Can you output, word for word, the lines between the one holding "Reproduce this chart with Bokeh." and the one holding "from bokeh.resources import INLINE", inclusive, leaving out any pictures?

+ + + + + + +

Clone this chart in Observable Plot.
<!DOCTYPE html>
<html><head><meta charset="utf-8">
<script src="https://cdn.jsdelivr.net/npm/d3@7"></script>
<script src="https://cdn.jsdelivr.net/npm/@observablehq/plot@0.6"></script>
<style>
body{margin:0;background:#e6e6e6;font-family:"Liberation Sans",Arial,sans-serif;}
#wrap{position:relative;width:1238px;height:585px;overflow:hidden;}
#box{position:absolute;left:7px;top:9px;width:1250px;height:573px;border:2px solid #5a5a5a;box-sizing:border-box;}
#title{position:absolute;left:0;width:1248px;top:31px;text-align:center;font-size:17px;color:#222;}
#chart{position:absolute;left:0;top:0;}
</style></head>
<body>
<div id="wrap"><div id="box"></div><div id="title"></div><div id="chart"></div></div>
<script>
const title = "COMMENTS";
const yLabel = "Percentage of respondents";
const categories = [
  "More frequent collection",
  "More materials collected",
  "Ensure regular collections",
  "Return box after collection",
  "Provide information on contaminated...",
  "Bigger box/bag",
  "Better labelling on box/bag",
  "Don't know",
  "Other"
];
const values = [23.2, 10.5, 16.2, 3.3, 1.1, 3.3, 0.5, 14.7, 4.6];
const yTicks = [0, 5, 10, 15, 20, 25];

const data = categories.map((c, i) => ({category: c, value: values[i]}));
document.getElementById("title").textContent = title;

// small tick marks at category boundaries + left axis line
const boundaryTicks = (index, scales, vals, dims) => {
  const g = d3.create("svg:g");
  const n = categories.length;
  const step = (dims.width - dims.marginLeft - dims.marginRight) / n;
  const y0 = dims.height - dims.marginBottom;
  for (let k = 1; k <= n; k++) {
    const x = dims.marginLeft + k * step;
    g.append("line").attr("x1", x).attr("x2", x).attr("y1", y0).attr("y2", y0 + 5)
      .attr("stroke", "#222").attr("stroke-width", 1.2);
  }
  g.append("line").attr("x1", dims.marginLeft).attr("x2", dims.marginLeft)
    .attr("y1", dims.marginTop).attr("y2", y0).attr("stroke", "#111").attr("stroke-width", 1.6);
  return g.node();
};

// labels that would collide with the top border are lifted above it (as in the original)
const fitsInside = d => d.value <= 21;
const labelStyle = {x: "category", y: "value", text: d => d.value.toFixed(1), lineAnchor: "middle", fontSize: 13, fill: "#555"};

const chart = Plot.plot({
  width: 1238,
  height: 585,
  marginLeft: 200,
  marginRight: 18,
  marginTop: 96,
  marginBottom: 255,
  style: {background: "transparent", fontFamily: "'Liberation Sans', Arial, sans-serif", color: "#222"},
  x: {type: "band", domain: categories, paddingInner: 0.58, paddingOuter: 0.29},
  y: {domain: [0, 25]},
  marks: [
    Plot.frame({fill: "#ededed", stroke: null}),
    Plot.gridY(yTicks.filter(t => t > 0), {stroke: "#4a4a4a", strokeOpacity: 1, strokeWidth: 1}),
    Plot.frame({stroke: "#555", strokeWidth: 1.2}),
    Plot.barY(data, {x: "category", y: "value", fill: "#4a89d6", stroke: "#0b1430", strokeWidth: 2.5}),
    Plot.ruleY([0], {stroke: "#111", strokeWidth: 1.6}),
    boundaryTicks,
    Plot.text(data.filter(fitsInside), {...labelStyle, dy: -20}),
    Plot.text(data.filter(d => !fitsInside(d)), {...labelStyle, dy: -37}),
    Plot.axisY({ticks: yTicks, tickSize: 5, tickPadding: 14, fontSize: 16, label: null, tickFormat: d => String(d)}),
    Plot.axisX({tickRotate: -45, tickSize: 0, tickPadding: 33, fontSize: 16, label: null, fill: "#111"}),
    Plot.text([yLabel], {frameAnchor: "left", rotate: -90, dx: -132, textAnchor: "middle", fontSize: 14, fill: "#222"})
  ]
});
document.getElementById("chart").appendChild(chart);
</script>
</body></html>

+ + + + + + +

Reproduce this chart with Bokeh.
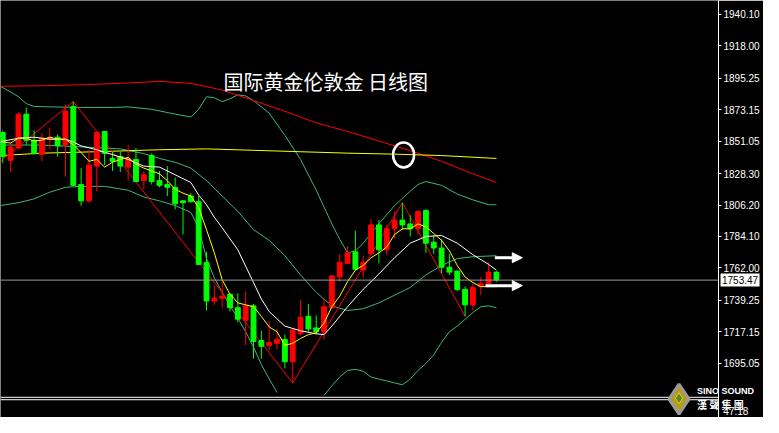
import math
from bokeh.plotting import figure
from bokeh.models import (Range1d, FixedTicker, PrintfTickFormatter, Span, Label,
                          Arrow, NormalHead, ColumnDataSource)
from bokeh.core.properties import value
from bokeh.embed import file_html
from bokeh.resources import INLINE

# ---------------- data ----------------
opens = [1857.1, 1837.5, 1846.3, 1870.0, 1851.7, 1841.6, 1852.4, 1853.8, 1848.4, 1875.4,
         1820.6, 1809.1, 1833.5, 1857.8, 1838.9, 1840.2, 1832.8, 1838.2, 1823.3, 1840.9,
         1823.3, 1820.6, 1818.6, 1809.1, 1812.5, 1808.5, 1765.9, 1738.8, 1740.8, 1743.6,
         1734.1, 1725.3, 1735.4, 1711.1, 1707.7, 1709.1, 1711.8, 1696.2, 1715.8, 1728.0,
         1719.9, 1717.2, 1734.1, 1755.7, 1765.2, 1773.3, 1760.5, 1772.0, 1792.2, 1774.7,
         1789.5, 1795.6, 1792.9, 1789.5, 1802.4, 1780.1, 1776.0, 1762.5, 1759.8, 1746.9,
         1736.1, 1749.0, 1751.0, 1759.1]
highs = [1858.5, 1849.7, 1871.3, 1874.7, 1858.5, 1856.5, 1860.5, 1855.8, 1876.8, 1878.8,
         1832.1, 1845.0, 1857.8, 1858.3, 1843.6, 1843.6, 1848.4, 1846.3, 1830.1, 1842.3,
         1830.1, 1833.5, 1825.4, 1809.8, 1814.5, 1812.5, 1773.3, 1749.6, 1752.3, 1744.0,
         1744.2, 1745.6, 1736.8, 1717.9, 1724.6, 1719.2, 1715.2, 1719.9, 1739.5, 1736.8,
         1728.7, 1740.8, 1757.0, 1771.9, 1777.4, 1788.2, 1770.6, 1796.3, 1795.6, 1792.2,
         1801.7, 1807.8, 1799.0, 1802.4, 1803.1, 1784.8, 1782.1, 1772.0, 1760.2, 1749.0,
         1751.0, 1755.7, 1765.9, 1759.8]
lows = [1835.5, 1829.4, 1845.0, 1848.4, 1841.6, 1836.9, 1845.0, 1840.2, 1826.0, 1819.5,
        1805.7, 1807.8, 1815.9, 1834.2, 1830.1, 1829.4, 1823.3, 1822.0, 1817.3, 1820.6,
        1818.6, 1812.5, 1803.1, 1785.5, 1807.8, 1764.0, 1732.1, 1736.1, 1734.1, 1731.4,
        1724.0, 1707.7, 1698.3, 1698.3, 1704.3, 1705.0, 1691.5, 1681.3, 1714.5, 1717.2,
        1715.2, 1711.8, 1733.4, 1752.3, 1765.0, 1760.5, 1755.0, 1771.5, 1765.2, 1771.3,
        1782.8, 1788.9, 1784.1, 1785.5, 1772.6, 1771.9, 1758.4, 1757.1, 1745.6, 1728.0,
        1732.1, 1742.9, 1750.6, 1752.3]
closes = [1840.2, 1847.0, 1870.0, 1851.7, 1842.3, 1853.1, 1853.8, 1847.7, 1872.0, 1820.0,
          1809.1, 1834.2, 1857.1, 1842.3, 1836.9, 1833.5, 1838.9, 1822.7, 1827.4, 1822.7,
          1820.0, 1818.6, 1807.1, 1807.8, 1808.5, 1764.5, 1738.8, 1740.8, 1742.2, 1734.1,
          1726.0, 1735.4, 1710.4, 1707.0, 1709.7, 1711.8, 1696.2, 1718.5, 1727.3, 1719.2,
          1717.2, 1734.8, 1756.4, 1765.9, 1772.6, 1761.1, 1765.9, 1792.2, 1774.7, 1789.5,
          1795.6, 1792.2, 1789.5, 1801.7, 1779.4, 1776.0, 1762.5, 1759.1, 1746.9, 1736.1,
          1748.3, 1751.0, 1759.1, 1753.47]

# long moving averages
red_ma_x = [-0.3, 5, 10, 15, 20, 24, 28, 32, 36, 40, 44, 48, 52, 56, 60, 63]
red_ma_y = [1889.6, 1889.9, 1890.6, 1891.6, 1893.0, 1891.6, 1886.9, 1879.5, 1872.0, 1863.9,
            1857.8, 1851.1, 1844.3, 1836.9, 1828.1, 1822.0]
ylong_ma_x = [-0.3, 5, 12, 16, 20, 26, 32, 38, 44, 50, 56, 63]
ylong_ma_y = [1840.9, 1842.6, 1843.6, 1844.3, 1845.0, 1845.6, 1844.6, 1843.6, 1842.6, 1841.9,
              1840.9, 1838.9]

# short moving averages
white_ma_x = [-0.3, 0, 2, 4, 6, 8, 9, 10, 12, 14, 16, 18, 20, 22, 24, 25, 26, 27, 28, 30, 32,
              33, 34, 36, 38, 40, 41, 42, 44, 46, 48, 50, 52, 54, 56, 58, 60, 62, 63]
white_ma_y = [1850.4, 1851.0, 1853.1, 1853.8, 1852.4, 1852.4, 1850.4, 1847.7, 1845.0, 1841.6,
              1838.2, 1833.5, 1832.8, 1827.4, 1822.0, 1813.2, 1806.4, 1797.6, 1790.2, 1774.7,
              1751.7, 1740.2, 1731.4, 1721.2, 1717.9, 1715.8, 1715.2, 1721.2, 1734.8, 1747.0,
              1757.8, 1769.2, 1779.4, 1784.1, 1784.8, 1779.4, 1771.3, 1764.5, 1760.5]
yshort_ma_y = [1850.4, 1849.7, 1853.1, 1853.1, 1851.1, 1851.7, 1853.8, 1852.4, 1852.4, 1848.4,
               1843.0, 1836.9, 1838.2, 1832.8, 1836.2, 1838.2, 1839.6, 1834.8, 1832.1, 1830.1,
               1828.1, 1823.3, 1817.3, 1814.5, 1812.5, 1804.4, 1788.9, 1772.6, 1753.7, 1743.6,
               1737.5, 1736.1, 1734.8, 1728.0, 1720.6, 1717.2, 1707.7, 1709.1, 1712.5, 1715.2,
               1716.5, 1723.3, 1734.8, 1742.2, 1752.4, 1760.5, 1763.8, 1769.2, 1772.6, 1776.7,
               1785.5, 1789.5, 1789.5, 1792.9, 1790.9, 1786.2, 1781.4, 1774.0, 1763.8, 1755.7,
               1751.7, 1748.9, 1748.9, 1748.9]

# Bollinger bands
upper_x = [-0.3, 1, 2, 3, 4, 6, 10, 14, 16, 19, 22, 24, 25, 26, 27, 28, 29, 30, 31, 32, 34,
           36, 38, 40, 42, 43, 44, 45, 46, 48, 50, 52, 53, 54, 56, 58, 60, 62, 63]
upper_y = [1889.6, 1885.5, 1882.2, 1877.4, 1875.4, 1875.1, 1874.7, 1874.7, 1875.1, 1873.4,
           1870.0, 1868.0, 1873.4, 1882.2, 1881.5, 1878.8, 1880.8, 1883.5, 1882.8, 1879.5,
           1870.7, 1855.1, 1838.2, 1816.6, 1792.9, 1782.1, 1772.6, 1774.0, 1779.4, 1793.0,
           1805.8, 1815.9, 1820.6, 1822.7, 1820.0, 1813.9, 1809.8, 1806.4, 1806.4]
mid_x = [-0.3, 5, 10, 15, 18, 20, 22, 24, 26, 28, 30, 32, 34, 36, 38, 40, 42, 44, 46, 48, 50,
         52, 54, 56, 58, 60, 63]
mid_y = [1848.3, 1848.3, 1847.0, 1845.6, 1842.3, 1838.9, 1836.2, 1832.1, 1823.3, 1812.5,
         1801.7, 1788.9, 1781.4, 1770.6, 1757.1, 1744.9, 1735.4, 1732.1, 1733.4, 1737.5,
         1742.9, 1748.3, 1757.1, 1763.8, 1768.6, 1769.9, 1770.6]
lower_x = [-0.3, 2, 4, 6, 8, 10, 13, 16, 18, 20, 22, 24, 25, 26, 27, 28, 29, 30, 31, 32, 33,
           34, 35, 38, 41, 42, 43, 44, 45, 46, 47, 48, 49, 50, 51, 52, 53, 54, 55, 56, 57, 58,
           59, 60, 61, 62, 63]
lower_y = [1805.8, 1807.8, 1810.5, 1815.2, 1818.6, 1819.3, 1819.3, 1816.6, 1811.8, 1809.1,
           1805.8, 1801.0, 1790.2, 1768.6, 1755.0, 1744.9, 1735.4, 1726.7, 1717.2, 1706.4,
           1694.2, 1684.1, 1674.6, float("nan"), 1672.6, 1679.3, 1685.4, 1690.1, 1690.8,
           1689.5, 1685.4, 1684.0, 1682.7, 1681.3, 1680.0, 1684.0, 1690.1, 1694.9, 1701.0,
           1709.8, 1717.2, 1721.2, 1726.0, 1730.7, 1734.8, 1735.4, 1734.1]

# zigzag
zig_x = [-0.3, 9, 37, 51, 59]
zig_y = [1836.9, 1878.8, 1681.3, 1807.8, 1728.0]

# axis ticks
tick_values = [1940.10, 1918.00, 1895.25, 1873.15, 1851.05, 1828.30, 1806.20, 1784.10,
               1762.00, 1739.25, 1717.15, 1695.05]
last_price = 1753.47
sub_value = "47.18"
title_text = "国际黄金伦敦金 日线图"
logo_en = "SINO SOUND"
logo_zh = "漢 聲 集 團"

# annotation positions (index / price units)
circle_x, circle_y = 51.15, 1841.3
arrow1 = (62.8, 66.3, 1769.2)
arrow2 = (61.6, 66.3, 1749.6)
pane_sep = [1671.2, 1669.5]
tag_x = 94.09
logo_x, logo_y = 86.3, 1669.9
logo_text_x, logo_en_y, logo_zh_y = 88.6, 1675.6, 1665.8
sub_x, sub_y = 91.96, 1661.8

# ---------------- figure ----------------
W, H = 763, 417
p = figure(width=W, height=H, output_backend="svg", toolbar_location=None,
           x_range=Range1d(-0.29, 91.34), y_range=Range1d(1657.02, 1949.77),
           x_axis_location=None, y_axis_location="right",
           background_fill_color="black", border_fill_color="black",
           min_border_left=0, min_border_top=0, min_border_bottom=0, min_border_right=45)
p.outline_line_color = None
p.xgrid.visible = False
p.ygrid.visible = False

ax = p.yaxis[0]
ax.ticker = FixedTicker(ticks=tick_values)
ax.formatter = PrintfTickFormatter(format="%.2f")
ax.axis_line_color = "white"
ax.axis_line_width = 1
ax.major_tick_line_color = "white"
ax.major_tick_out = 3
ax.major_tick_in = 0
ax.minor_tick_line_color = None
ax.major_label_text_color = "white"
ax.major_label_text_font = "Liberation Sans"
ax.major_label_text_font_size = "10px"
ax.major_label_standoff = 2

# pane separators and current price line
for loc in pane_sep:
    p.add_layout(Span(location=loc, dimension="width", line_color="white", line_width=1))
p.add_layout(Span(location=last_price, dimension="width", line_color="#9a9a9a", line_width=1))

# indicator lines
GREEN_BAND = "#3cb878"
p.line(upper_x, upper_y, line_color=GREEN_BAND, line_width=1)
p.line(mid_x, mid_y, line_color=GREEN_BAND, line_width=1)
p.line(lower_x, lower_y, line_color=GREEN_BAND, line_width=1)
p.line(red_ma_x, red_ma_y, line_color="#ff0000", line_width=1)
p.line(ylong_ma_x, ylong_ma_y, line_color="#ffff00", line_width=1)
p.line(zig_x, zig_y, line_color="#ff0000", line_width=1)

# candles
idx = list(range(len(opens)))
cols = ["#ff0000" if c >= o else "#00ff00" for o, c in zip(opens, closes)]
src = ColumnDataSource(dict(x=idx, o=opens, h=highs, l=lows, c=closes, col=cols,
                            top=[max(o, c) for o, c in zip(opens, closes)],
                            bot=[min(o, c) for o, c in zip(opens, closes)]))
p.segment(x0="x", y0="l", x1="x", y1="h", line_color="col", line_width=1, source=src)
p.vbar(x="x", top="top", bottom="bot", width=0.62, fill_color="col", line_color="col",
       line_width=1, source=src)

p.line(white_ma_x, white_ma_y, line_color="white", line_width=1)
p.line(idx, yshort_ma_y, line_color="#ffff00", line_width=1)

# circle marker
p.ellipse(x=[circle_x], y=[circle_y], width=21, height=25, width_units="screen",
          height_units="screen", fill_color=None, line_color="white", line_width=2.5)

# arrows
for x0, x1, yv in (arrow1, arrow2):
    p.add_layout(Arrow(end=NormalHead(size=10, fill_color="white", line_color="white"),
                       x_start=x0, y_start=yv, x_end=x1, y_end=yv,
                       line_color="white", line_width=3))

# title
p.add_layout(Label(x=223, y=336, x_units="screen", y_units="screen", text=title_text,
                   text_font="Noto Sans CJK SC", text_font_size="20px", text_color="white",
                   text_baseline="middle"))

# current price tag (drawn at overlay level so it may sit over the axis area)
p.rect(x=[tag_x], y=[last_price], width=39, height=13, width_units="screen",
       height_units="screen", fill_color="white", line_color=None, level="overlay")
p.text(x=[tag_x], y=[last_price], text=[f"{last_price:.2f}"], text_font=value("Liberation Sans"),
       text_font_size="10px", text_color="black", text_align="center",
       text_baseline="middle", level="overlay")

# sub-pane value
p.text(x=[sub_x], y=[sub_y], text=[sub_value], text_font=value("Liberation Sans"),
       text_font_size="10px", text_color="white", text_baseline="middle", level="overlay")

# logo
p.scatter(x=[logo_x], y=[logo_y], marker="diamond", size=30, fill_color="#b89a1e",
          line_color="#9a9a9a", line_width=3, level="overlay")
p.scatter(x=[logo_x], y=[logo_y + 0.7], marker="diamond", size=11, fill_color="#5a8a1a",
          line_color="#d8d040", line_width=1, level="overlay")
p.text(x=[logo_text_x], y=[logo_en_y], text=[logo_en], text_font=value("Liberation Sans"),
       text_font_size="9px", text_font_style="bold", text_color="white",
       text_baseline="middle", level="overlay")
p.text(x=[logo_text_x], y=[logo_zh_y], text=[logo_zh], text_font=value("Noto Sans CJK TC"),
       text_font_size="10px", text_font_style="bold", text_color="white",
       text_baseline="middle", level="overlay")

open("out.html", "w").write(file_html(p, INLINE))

+ + + + + + +

• [Right answer]
Reproduce this chart with Bokeh.
import math
from bokeh.plotting import figure
from bokeh.models import (Range1d, FixedTicker, PrintfTickFormatter, Span, Label,
                          Arrow, NormalHead, ColumnDataSource)
from bokeh.core.properties import value
from bokeh.embed import file_html
from bokeh.resources import INLINE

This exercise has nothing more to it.